→ **Exercise**
Using the material below, repeat exactly the lines from the one with "Clone this chart in Chart.js." through the one with "const FS = 28;", ends included, without any images.

Figure scripts
++++++++++

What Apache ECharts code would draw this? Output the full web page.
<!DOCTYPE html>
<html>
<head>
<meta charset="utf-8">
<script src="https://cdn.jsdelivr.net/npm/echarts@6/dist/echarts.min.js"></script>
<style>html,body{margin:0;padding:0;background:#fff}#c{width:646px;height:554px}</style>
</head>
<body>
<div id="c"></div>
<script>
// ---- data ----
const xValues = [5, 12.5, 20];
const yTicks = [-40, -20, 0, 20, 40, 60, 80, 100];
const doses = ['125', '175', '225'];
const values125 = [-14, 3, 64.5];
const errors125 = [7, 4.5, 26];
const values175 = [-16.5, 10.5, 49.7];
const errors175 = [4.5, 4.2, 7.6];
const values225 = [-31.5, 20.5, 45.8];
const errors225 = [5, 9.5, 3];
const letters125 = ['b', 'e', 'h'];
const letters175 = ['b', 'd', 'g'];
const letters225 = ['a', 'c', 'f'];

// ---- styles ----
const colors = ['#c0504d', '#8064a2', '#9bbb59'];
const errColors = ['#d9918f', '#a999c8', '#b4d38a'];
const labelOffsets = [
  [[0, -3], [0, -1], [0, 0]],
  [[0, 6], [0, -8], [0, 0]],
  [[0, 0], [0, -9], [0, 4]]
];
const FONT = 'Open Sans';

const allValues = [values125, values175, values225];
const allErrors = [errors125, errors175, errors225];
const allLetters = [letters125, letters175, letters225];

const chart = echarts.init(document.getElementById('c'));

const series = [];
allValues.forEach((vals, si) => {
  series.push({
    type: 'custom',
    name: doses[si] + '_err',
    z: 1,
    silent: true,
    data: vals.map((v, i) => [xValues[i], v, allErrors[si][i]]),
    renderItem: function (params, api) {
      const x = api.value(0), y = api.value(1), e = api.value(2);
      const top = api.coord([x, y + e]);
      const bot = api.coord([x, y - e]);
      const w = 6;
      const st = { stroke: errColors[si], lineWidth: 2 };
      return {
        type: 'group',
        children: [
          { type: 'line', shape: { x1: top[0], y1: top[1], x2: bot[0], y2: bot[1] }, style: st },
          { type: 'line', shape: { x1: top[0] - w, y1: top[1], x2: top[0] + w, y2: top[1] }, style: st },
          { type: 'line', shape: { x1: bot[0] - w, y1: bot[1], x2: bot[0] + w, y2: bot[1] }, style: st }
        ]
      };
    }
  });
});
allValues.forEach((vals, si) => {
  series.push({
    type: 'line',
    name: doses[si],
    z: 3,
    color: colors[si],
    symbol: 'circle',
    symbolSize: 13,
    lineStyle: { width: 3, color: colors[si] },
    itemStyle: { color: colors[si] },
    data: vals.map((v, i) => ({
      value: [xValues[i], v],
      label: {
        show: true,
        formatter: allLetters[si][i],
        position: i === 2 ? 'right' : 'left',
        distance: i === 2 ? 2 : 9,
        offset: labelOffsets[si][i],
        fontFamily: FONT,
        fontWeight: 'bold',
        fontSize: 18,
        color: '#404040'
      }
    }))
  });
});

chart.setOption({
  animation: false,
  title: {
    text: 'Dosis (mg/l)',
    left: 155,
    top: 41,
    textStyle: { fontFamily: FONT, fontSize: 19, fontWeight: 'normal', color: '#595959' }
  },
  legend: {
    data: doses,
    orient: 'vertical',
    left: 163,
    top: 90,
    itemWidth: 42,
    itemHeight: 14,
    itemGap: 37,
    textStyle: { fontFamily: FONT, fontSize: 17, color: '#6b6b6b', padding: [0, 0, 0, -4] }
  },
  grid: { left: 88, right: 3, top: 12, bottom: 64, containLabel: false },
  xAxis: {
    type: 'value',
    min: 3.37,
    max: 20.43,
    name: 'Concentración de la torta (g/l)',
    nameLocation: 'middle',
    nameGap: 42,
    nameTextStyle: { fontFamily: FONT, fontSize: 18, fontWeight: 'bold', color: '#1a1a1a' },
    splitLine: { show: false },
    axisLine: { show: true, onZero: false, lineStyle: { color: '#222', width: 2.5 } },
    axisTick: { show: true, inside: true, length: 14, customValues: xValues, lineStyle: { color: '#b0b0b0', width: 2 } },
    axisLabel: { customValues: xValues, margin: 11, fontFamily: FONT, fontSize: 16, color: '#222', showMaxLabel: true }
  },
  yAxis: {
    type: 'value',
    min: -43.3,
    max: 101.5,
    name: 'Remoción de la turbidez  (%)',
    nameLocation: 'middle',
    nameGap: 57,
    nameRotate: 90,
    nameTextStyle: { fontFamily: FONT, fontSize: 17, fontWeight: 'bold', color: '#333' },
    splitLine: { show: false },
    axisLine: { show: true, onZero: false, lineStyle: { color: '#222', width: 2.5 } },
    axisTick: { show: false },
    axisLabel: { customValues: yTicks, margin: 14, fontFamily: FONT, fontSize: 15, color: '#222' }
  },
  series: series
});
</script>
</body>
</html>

++++++++++

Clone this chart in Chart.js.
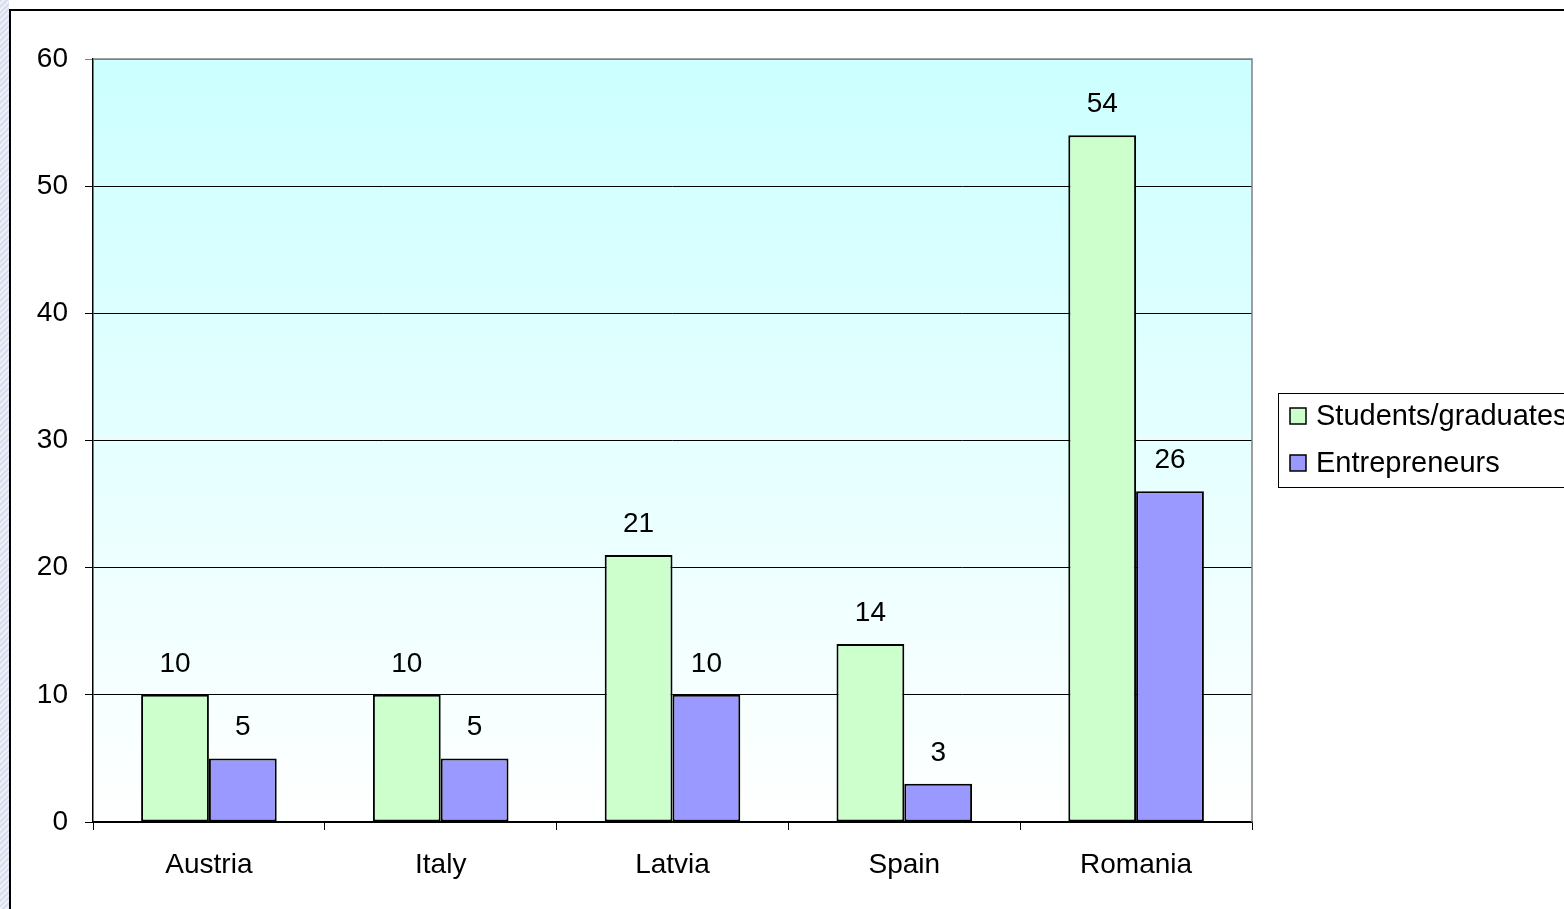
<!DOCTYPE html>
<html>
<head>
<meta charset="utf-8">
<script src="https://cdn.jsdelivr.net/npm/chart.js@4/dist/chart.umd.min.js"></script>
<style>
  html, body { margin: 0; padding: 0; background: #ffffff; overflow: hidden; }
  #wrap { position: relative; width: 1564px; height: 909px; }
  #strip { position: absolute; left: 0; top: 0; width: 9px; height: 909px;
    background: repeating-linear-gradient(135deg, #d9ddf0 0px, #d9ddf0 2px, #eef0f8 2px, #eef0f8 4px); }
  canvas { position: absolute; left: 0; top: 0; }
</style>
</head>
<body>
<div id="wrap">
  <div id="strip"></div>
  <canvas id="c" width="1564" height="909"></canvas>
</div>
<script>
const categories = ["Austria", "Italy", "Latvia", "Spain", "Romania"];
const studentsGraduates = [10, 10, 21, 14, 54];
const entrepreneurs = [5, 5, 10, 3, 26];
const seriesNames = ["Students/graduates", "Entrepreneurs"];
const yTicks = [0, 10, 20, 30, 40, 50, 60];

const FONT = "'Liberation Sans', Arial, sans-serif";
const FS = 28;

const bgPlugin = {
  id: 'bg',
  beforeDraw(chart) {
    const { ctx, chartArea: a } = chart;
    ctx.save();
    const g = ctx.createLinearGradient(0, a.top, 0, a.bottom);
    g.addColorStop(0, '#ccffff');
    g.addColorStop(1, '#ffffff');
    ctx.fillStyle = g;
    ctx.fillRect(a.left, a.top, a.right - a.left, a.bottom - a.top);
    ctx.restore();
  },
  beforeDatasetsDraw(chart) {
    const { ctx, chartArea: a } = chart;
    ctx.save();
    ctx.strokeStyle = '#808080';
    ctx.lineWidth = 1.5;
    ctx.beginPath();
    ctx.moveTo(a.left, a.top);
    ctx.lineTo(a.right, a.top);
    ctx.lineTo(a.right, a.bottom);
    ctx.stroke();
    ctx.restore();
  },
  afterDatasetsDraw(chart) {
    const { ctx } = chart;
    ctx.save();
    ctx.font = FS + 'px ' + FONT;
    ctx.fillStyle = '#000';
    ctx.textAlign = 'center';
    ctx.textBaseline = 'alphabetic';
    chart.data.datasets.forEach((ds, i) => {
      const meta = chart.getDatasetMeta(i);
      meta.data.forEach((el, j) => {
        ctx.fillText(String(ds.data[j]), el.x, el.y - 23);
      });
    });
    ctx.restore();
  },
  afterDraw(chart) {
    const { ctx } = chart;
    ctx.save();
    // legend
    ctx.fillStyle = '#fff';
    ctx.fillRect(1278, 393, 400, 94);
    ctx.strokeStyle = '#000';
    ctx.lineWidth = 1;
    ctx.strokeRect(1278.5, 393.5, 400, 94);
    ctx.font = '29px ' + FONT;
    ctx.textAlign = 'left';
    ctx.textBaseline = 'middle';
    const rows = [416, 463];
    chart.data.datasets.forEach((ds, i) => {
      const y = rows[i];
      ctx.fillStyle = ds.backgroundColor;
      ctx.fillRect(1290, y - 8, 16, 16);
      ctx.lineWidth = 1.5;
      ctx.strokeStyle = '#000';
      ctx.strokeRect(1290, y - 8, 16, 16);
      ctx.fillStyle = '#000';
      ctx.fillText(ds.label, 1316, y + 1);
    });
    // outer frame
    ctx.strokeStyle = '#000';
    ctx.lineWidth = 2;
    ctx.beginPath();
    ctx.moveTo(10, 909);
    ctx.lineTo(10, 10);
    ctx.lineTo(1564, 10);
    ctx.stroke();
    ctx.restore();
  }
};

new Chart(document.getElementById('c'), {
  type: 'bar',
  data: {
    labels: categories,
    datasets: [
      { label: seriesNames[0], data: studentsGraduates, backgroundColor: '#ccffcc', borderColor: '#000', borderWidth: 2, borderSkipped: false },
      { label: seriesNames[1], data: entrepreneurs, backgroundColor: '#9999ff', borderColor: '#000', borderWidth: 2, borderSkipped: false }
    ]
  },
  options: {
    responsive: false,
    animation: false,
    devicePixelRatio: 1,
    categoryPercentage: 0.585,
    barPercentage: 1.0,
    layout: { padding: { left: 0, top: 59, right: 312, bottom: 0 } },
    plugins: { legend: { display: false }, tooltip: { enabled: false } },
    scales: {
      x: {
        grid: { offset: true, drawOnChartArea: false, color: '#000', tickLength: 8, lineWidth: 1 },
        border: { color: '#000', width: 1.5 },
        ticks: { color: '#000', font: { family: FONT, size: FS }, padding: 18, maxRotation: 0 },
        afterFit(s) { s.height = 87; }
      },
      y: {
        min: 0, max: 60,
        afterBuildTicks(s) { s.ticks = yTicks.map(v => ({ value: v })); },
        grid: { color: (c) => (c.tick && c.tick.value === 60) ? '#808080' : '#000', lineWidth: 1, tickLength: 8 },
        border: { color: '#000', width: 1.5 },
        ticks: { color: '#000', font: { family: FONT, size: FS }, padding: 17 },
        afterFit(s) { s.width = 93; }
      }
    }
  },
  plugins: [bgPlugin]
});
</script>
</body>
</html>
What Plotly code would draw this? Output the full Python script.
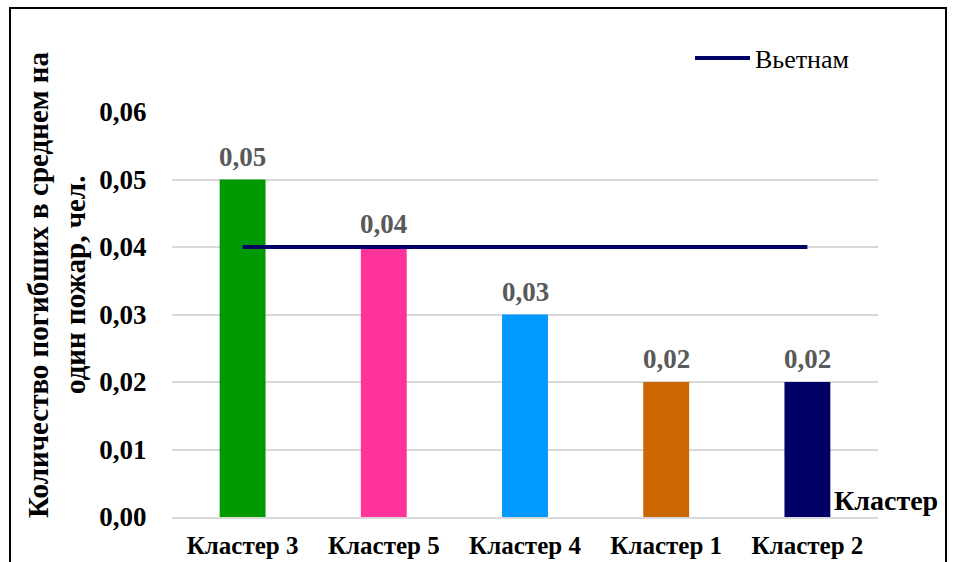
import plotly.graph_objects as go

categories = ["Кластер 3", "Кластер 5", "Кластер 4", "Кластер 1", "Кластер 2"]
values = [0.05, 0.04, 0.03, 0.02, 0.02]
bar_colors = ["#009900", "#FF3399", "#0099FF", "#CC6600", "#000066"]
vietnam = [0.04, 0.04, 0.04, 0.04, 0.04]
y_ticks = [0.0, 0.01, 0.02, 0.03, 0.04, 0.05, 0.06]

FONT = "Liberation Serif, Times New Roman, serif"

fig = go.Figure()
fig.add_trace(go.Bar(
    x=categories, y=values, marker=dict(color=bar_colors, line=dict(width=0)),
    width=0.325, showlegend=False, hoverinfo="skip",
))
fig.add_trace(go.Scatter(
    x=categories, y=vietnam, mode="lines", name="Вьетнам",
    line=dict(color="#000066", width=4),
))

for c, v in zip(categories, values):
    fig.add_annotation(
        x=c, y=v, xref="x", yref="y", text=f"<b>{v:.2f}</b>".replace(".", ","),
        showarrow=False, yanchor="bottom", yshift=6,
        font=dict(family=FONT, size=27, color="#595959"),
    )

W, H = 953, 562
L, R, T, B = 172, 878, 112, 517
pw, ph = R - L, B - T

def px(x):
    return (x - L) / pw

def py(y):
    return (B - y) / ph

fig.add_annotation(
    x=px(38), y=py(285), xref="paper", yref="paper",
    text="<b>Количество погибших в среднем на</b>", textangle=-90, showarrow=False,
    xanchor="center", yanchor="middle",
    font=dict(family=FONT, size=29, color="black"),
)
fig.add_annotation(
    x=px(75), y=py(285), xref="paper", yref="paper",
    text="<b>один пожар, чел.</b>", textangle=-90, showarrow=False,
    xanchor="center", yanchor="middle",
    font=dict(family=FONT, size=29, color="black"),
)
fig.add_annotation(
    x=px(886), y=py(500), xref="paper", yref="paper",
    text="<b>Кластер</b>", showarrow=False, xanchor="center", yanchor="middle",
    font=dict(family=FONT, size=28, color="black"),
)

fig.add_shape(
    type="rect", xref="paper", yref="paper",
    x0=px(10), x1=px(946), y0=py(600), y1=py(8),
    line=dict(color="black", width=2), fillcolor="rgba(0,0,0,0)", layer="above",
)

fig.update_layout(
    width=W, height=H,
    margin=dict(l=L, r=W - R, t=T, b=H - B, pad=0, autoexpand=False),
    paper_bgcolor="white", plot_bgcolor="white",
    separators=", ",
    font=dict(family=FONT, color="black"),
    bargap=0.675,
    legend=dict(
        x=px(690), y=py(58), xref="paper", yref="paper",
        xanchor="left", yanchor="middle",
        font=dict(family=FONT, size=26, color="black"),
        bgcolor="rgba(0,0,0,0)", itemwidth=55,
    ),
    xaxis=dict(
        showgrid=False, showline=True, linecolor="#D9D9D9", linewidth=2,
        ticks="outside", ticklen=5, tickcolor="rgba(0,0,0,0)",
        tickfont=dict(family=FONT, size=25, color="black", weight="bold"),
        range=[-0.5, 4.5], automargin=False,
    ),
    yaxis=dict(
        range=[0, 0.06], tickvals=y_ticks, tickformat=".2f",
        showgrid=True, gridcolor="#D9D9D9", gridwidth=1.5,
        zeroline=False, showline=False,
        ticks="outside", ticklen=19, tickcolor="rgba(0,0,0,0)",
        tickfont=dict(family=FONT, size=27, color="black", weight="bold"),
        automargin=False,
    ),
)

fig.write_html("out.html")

++++++++++

→ **The reply**
Clone this chart in Chart.js.
<!DOCTYPE html>
<html>
<head>
<meta charset="utf-8">
<script src="https://cdn.jsdelivr.net/npm/chart.js@4/dist/chart.umd.min.js"></script>
<style>
  html, body { margin: 0; padding: 0; background: #ffffff; overflow: hidden; }
  #wrap { position: relative; width: 1564px; height: 909px; }
  #strip { position: absolute; left: 0; top: 0; width: 9px; height: 909px;
    background: repeating-linear-gradient(135deg, #d9ddf0 0px, #d9ddf0 2px, #eef0f8 2px, #eef0f8 4px); }
  canvas { position: absolute; left: 0; top: 0; }
</style>
</head>
<body>
<div id="wrap">
  <div id="strip"></div>
  <canvas id="c" width="1564" height="909"></canvas>
</div>
<script>
const categories = ["Austria", "Italy", "Latvia", "Spain", "Romania"];
const studentsGraduates = [10, 10, 21, 14, 54];
const entrepreneurs = [5, 5, 10, 3, 26];
const seriesNames = ["Students/graduates", "Entrepreneurs"];
const yTicks = [0, 10, 20, 30, 40, 50, 60];

const FONT = "'Liberation Sans', Arial, sans-serif";
const FS = 28;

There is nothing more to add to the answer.